* WRITTEN EXERCISE
Print, word for word, the opening line of the data below and every line after it through the line that contains "palette = sns.color_palette(colors)", but not the pictures.

* RECORDS PROVIDED
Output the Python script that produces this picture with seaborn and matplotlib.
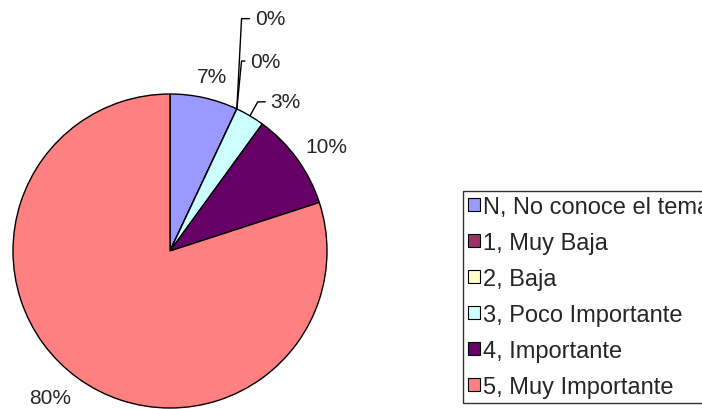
import numpy as np
import matplotlib
matplotlib.use("Agg")
import matplotlib.pyplot as plt
from matplotlib.patches import Patch
import seaborn as sns

categories = ["N, No conoce el tema", "1, Muy Baja", "2, Baja",
              "3, Poco Importante", "4, Importante", "5, Muy Importante"]
values = [7, 0, 0, 3, 10, 80]
pct_labels = ["7%", "0%", "0%", "3%", "10%", "80%"]
colors = ["#9999FF", "#993366", "#FFFFCC", "#CCFFFF", "#660066", "#FF8080"]

sns.set_style("white")
plt.rcParams["font.family"] = ["Liberation Sans", "DejaVu Sans"]
palette = sns.color_palette(colors)

W, H = 702, 410
fig = plt.figure(figsize=(W / 100, H / 100), dpi=100)
ax = fig.add_axes([0, 0, 1, 1])

cx, cy, r = 170, 252, 157
wedges, _ = ax.pie(values, colors=palette, startangle=90, counterclock=False,
                   radius=1, center=(0, 0),
                   wedgeprops=dict(edgecolor="black", linewidth=1.0))
ax.set_aspect("equal")
ax.set_xlim(-cx / r, (W - cx) / r)
ax.set_ylim(-(H - cy) / r, cy / r)
ax.axis("off")

fs = 15
total = sum(values)
cum = np.cumsum([0] + values)
# label placement offsets for small slices (leader lines)
leader = {1: (1.48, 0.54), 2: (1.21, 0.51), 3: (0.95, 0.64)}
for i, (v, lab) in enumerate(zip(values, pct_labels)):
    mid = 90 - (cum[i] + v / 2) / total * 360
    a = np.deg2rad(mid)
    ex, ey = np.cos(a), np.sin(a)
    if i in leader:
        ly, lx = leader[i]
        elbow_x = ex + (0.05 if i == 3 else 0.03)
        ax.plot([ex, elbow_x, lx - 0.03], [ey, ly, ly], color="black",
                lw=1.0, solid_capstyle="butt", clip_on=False)
        ax.text(lx, ly, lab, fontsize=fs, ha="left", va="center")
    else:
        if v > 50:
            rr, dx = 1.15, -0.09
        elif v >= 10:
            rr, dx = 1.13, 0.08
        else:
            rr, dx = 1.14, 0.02
        ax.text(ex * rr + dx, ey * rr, lab, fontsize=fs, ha="center", va="center")

lfs = 17
handles = [Patch(facecolor=c, edgecolor="black", linewidth=0.8) for c in palette]
leg = fig.legend(handles, categories, loc="upper left",
                 bbox_to_anchor=(463 / W, 1 - 192 / H),
                 fontsize=lfs, frameon=True, fancybox=False, edgecolor="black",
                 handlelength=0.48, handleheight=0.48, handletextpad=0.15,
                 labelspacing=0.59, borderpad=0.22, borderaxespad=0)
leg.get_frame().set_linewidth(1.0)

fig.savefig("out.png", dpi=100)
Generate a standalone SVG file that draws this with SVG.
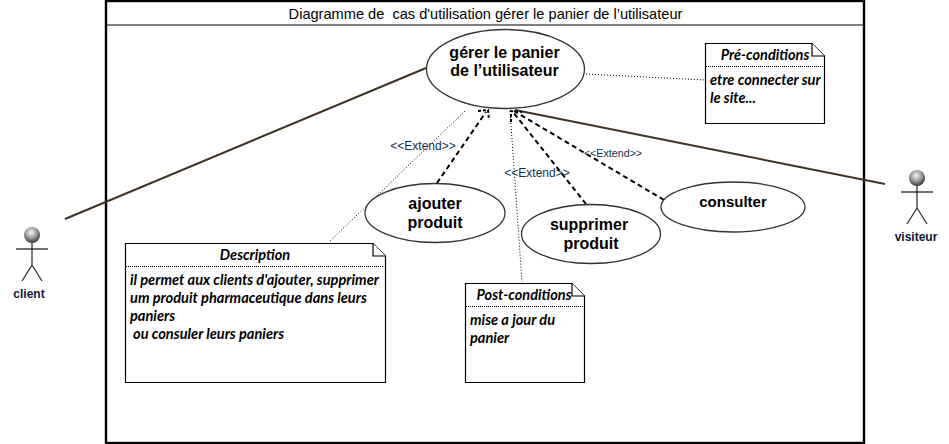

* RESPONSE FOR THIS EXERCISE
Output the Python script that produces this picture with seaborn and matplotlib.
import numpy as np
import matplotlib
matplotlib.use("Agg")
import matplotlib.pyplot as plt
from matplotlib.patches import Patch
import seaborn as sns

categories = ["N, No conoce el tema", "1, Muy Baja", "2, Baja",
              "3, Poco Importante", "4, Importante", "5, Muy Importante"]
values = [7, 0, 0, 3, 10, 80]
pct_labels = ["7%", "0%", "0%", "3%", "10%", "80%"]
colors = ["#9999FF", "#993366", "#FFFFCC", "#CCFFFF", "#660066", "#FF8080"]

sns.set_style("white")
plt.rcParams["font.family"] = ["Liberation Sans", "DejaVu Sans"]
palette = sns.color_palette(colors)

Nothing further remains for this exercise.